AVAILABLE DATA
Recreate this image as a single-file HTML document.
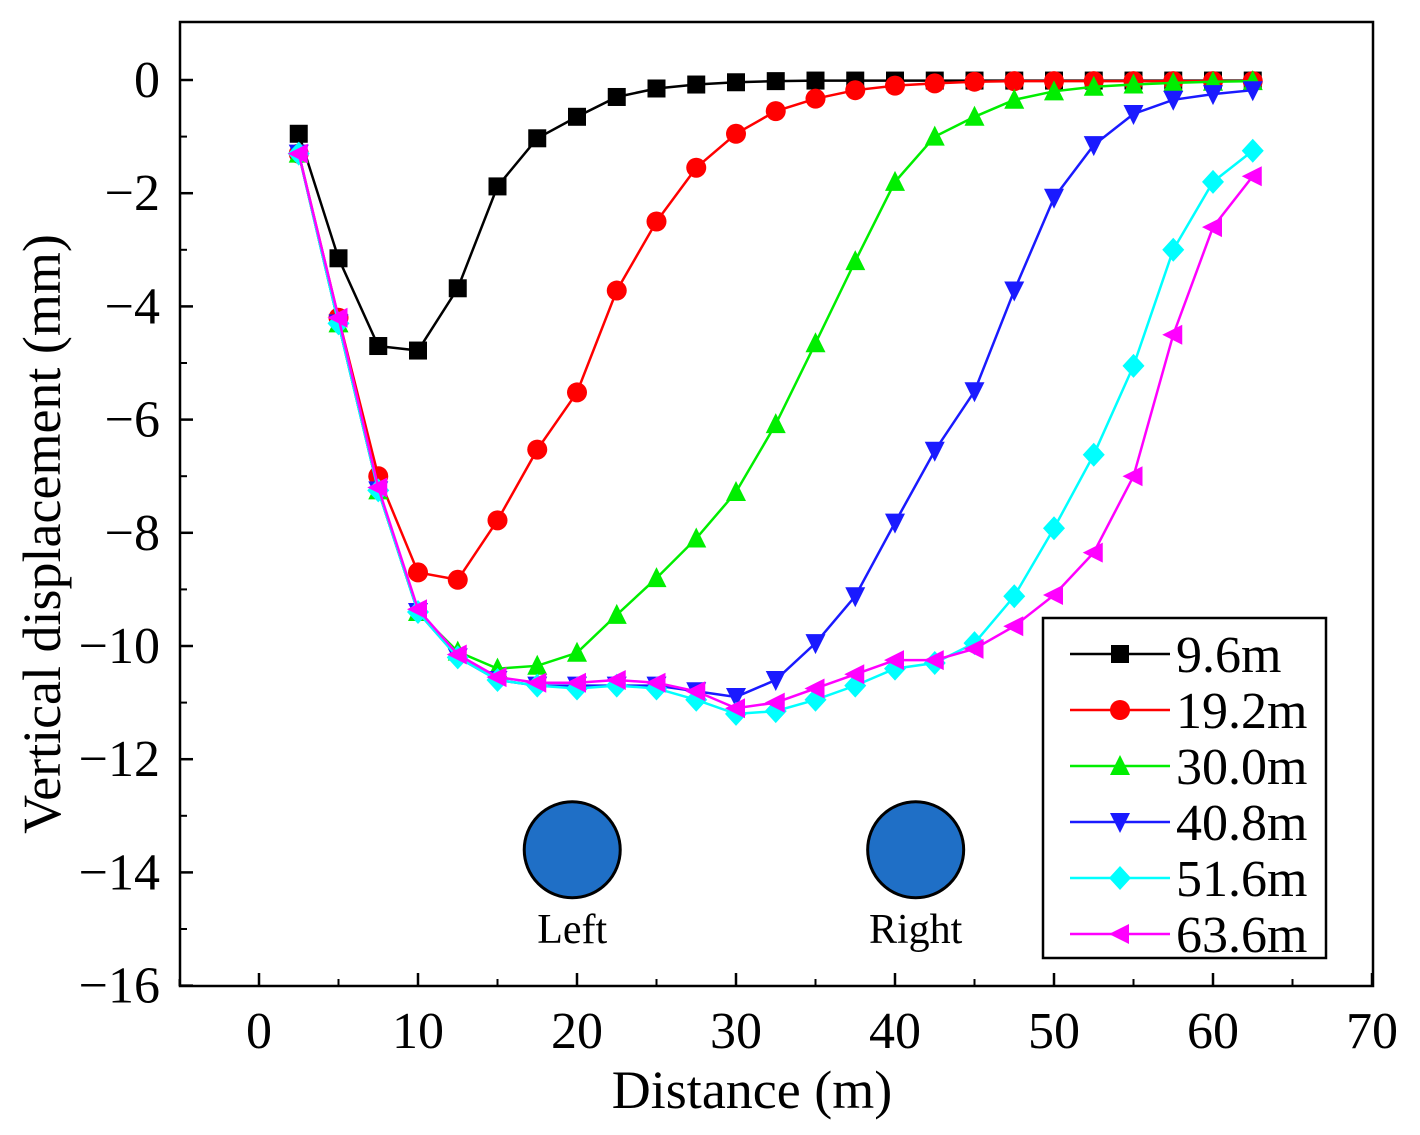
<!DOCTYPE html>
<html><head><meta charset="utf-8"><style>
html,body{margin:0;padding:0;background:#fff}
svg{display:block;font-family:"Liberation Serif",serif}
</style></head><body>
<svg id="chart" width="1420" height="1135" viewBox="0 0 1420 1135" xmlns="http://www.w3.org/2000/svg"></svg>
<script>
const xs=[2.5,5,7.5,10,12.5,15,17.5,20,22.5,25,27.5,30,32.5,35,37.5,40,42.5,45,47.5,50,52.5,55,57.5,60,62.5];
const seriesNames=["9.6m","19.2m","30.0m","40.8m","51.6m","63.6m"];
const s96=[-0.95,-3.15,-4.7,-4.78,-3.68,-1.88,-1.03,-0.65,-0.3,-0.15,-0.08,-0.04,-0.02,-0.01,-0.01,-0.01,-0.01,-0.01,-0.01,-0.01,-0.01,-0.01,-0.01,-0.01,-0.01];
const s192=[-1.3,-4.2,-7.0,-8.7,-8.83,-7.78,-6.53,-5.52,-3.72,-2.5,-1.55,-0.95,-0.55,-0.33,-0.18,-0.1,-0.06,-0.03,-0.02,-0.02,-0.02,-0.02,-0.02,-0.02,-0.02];
const s300=[-1.3,-4.3,-7.25,-9.4,-10.1,-10.4,-10.35,-10.12,-9.45,-8.8,-8.1,-7.28,-6.08,-4.65,-3.2,-1.8,-1.0,-0.65,-0.35,-0.2,-0.12,-0.08,-0.05,-0.03,-0.02];
const s408=[-1.3,-4.3,-7.25,-9.4,-10.2,-10.6,-10.7,-10.7,-10.7,-10.7,-10.8,-10.9,-10.6,-9.95,-9.12,-7.82,-6.55,-5.5,-3.72,-2.08,-1.15,-0.6,-0.35,-0.25,-0.18];
const s516=[-1.3,-4.3,-7.25,-9.4,-10.2,-10.6,-10.7,-10.75,-10.7,-10.75,-10.95,-11.2,-11.15,-10.95,-10.7,-10.4,-10.3,-9.95,-9.12,-7.92,-6.62,-5.05,-3.0,-1.8,-1.25];
const s636=[-1.3,-4.2,-7.2,-9.35,-10.15,-10.55,-10.65,-10.65,-10.6,-10.65,-10.8,-11.1,-11.0,-10.75,-10.5,-10.25,-10.25,-10.05,-9.65,-9.1,-8.35,-7.0,-4.5,-2.6,-1.7];
const xTicks=[0,10,20,30,40,50,60,70];
const yTicks=[0,-2,-4,-6,-8,-10,-12,-14,-16];
const yTickLabels=["0","\u22122","\u22124","\u22126","\u22128","\u221210","\u221212","\u221214","\u221216"];
const tunnelXs=[19.7,41.3];
const tunnelLabels=["Left","Right"];
const tunnelY=-13.6;

const svg=document.getElementById('chart');
const NS="http://www.w3.org/2000/svg";
const L=180,R=1373,T=22,B=986;
const X=v=>259+(v)*15.9;
const Y=v=>80-v*56.6;
function el(tag,attrs,parent){const e=document.createElementNS(NS,tag);for(const k in attrs)e.setAttribute(k,attrs[k]);(parent||svg).appendChild(e);return e;}

const frame=el('rect',{x:L,y:T,width:R-L,height:B-T,fill:'none',stroke:'#000','stroke-width':2.5});



xTicks.forEach((t,i)=>{
  const x=X(t);
  const tk=el('line',{x1:x,x2:x,y1:B,y2:B-13,stroke:'#000','stroke-width':2.5});
  
  
  if(i<xTicks.length-1){const xm=X(t+5);el('line',{x1:xm,x2:xm,y1:B,y2:B-7,stroke:'#000','stroke-width':2});}
  const tx=el('text',{x:x,y:1048,'font-size':52,'text-anchor':'middle'});tx.textContent=t;
  
  
});
el('line',{x1:X(-5),x2:X(-5),y1:B,y2:B-7,stroke:'#000','stroke-width':2});
yTicks.forEach((t,i)=>{
  const y=Y(t);
  const tk=el('line',{x1:L,x2:L+13,y1:y,y2:y,stroke:'#000','stroke-width':2.5});
  
  
  if(i>0){const ym=Y(t+1);el('line',{x1:L,x2:L+7,y1:ym,y2:ym,stroke:'#000','stroke-width':2});}
  const tx=el('text',{x:160,y:y+17,'font-size':52,'text-anchor':'end'});tx.textContent=yTickLabels[i];
  
  
});
const xt=el('text',{x:752,y:1108,'font-size':54,'text-anchor':'middle'});xt.textContent="Distance (m)";


const yt=el('text',{x:60,y:534,'font-size':54,'text-anchor':'middle',transform:'rotate(-90 60 534)'});yt.textContent="Vertical displacement (mm)";



tunnelXs.forEach((t,i)=>{
  const c=el('circle',{cx:X(t),cy:Y(tunnelY),r:48,fill:'#1f6fc6',stroke:'#000','stroke-width':3});
  
  
  const tx=el('text',{x:X(t),y:943,'font-size':42,'text-anchor':'middle'});tx.textContent=tunnelLabels[i];
  
  
});

const colors=['#000000','#ff0000','#00ee00','#1a1aff','#00ffff','#ff00ff'];
const markers=['square','circle','up','down','diamond','left'];
const data=[s96,s192,s300,s408,s516,s636];
function marker(type,x,y,c,g){
  const s=9;
  if(type==='square')return el('rect',{x:x-s,y:y-s,width:2*s,height:2*s,fill:c},g);
  if(type==='circle')return el('circle',{cx:x,cy:y,r:s+1,fill:c},g);
  let p;
  if(type==='up')p=[[x,y-s-2],[x+s+1,y+s],[x-s-1,y+s]];
  if(type==='down')p=[[x,y+s+2],[x+s+1,y-s],[x-s-1,y-s]];
  if(type==='diamond')p=[[x,y-s-3],[x+s+2,y],[x,y+s+3],[x-s-2,y]];
  if(type==='left')p=[[x-s-2,y],[x+s,y-s-1],[x+s,y+s+1]];
  return el('polygon',{points:p.map(q=>q.join(',')).join(' '),fill:c},g);
}
data.forEach((d,si)=>{
  const g=el('g',{});
  
  
  el('polyline',{points:xs.map((x,i)=>X(x)+','+Y(d[i])).join(' '),fill:'none',stroke:colors[si],'stroke-width':2.5},g);
  xs.forEach((x,i)=>{
    const m=marker(markers[si],X(x),Y(d[i]),colors[si],g);
    
    
  });
});

const lg=el('g',{});


el('rect',{x:1043,y:618,width:283,height:340,fill:'#fff',stroke:'#000','stroke-width':2.5},lg);
seriesNames.forEach((n,i)=>{
  const y=654+i*56;
  const e=el('g',{},lg);
  
  
  el('line',{x1:1070,x2:1170,y1:y,y2:y,stroke:colors[i],'stroke-width':2.5},e);
  marker(markers[i],1120,y,colors[i],e);
  const t=el('text',{x:1176,y:y+18,'font-size':52},e);t.textContent=n;
});
</script>
</body></html>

GOAL
Word for word, quote the lines above. Omit the pictures.

SOLVED EXERCISE
Recreate this image as a single-file HTML document.
<!DOCTYPE html>
<html><head><meta charset="utf-8"><style>
html,body{margin:0;padding:0;background:#fff}
svg{display:block;font-family:"Liberation Serif",serif}
</style></head><body>
<svg id="chart" width="1420" height="1135" viewBox="0 0 1420 1135" xmlns="http://www.w3.org/2000/svg"></svg>
<script>
const xs=[2.5,5,7.5,10,12.5,15,17.5,20,22.5,25,27.5,30,32.5,35,37.5,40,42.5,45,47.5,50,52.5,55,57.5,60,62.5];
const seriesNames=["9.6m","19.2m","30.0m","40.8m","51.6m","63.6m"];
const s96=[-0.95,-3.15,-4.7,-4.78,-3.68,-1.88,-1.03,-0.65,-0.3,-0.15,-0.08,-0.04,-0.02,-0.01,-0.01,-0.01,-0.01,-0.01,-0.01,-0.01,-0.01,-0.01,-0.01,-0.01,-0.01];
const s192=[-1.3,-4.2,-7.0,-8.7,-8.83,-7.78,-6.53,-5.52,-3.72,-2.5,-1.55,-0.95,-0.55,-0.33,-0.18,-0.1,-0.06,-0.03,-0.02,-0.02,-0.02,-0.02,-0.02,-0.02,-0.02];
const s300=[-1.3,-4.3,-7.25,-9.4,-10.1,-10.4,-10.35,-10.12,-9.45,-8.8,-8.1,-7.28,-6.08,-4.65,-3.2,-1.8,-1.0,-0.65,-0.35,-0.2,-0.12,-0.08,-0.05,-0.03,-0.02];
const s408=[-1.3,-4.3,-7.25,-9.4,-10.2,-10.6,-10.7,-10.7,-10.7,-10.7,-10.8,-10.9,-10.6,-9.95,-9.12,-7.82,-6.55,-5.5,-3.72,-2.08,-1.15,-0.6,-0.35,-0.25,-0.18];
const s516=[-1.3,-4.3,-7.25,-9.4,-10.2,-10.6,-10.7,-10.75,-10.7,-10.75,-10.95,-11.2,-11.15,-10.95,-10.7,-10.4,-10.3,-9.95,-9.12,-7.92,-6.62,-5.05,-3.0,-1.8,-1.25];
const s636=[-1.3,-4.2,-7.2,-9.35,-10.15,-10.55,-10.65,-10.65,-10.6,-10.65,-10.8,-11.1,-11.0,-10.75,-10.5,-10.25,-10.25,-10.05,-9.65,-9.1,-8.35,-7.0,-4.5,-2.6,-1.7];
const xTicks=[0,10,20,30,40,50,60,70];
const yTicks=[0,-2,-4,-6,-8,-10,-12,-14,-16];
const yTickLabels=["0","\u22122","\u22124","\u22126","\u22128","\u221210","\u221212","\u221214","\u221216"];
const tunnelXs=[19.7,41.3];
const tunnelLabels=["Left","Right"];
const tunnelY=-13.6;

const svg=document.getElementById('chart');
const NS="http://www.w3.org/2000/svg";
const L=180,R=1373,T=22,B=986;
const X=v=>259+(v)*15.9;
const Y=v=>80-v*56.6;
function el(tag,attrs,parent){const e=document.createElementNS(NS,tag);for(const k in attrs)e.setAttribute(k,attrs[k]);(parent||svg).appendChild(e);return e;}

const frame=el('rect',{x:L,y:T,width:R-L,height:B-T,fill:'none',stroke:'#000','stroke-width':2.5});



xTicks.forEach((t,i)=>{
  const x=X(t);
  const tk=el('line',{x1:x,x2:x,y1:B,y2:B-13,stroke:'#000','stroke-width':2.5});
  
  
  if(i<xTicks.length-1){const xm=X(t+5);el('line',{x1:xm,x2:xm,y1:B,y2:B-7,stroke:'#000','stroke-width':2});}
  const tx=el('text',{x:x,y:1048,'font-size':52,'text-anchor':'middle'});tx.textContent=t;
  
  
});
el('line',{x1:X(-5),x2:X(-5),y1:B,y2:B-7,stroke:'#000','stroke-width':2});
yTicks.forEach((t,i)=>{
  const y=Y(t);
  const tk=el('line',{x1:L,x2:L+13,y1:y,y2:y,stroke:'#000','stroke-width':2.5});
  
  
  if(i>0){const ym=Y(t+1);el('line',{x1:L,x2:L+7,y1:ym,y2:ym,stroke:'#000','stroke-width':2});}
  const tx=el('text',{x:160,y:y+17,'font-size':52,'text-anchor':'end'});tx.textContent=yTickLabels[i];
  
  
});
const xt=el('text',{x:752,y:1108,'font-size':54,'text-anchor':'middle'});xt.textContent="Distance (m)";


const yt=el('text',{x:60,y:534,'font-size':54,'text-anchor':'middle',transform:'rotate(-90 60 534)'});yt.textContent="Vertical displacement (mm)";



tunnelXs.forEach((t,i)=>{
  const c=el('circle',{cx:X(t),cy:Y(tunnelY),r:48,fill:'#1f6fc6',stroke:'#000','stroke-width':3});
  
  
  const tx=el('text',{x:X(t),y:943,'font-size':42,'text-anchor':'middle'});tx.textContent=tunnelLabels[i];
  
  
});

const colors=['#000000','#ff0000','#00ee00','#1a1aff','#00ffff','#ff00ff'];
const markers=['square','circle','up','down','diamond','left'];
const data=[s96,s192,s300,s408,s516,s636];
function marker(type,x,y,c,g){
  const s=9;
  if(type==='square')return el('rect',{x:x-s,y:y-s,width:2*s,height:2*s,fill:c},g);
  if(type==='circle')return el('circle',{cx:x,cy:y,r:s+1,fill:c},g);
  let p;
  if(type==='up')p=[[x,y-s-2],[x+s+1,y+s],[x-s-1,y+s]];
  if(type==='down')p=[[x,y+s+2],[x+s+1,y-s],[x-s-1,y-s]];
  if(type==='diamond')p=[[x,y-s-3],[x+s+2,y],[x,y+s+3],[x-s-2,y]];
  if(type==='left')p=[[x-s-2,y],[x+s,y-s-1],[x+s,y+s+1]];
  return el('polygon',{points:p.map(q=>q.join(',')).join(' '),fill:c},g);
}
data.forEach((d,si)=>{
  const g=el('g',{});
  
  
  el('polyline',{points:xs.map((x,i)=>X(x)+','+Y(d[i])).join(' '),fill:'none',stroke:colors[si],'stroke-width':2.5},g);
  xs.forEach((x,i)=>{
    const m=marker(markers[si],X(x),Y(d[i]),colors[si],g);
    
    
  });
});

const lg=el('g',{});


el('rect',{x:1043,y:618,width:283,height:340,fill:'#fff',stroke:'#000','stroke-width':2.5},lg);
seriesNames.forEach((n,i)=>{
  const y=654+i*56;
  const e=el('g',{},lg);
  
  
  el('line',{x1:1070,x2:1170,y1:y,y2:y,stroke:colors[i],'stroke-width':2.5},e);
  marker(markers[i],1120,y,colors[i],e);
  const t=el('text',{x:1176,y:y+18,'font-size':52},e);t.textContent=n;
});
</script>
</body></html>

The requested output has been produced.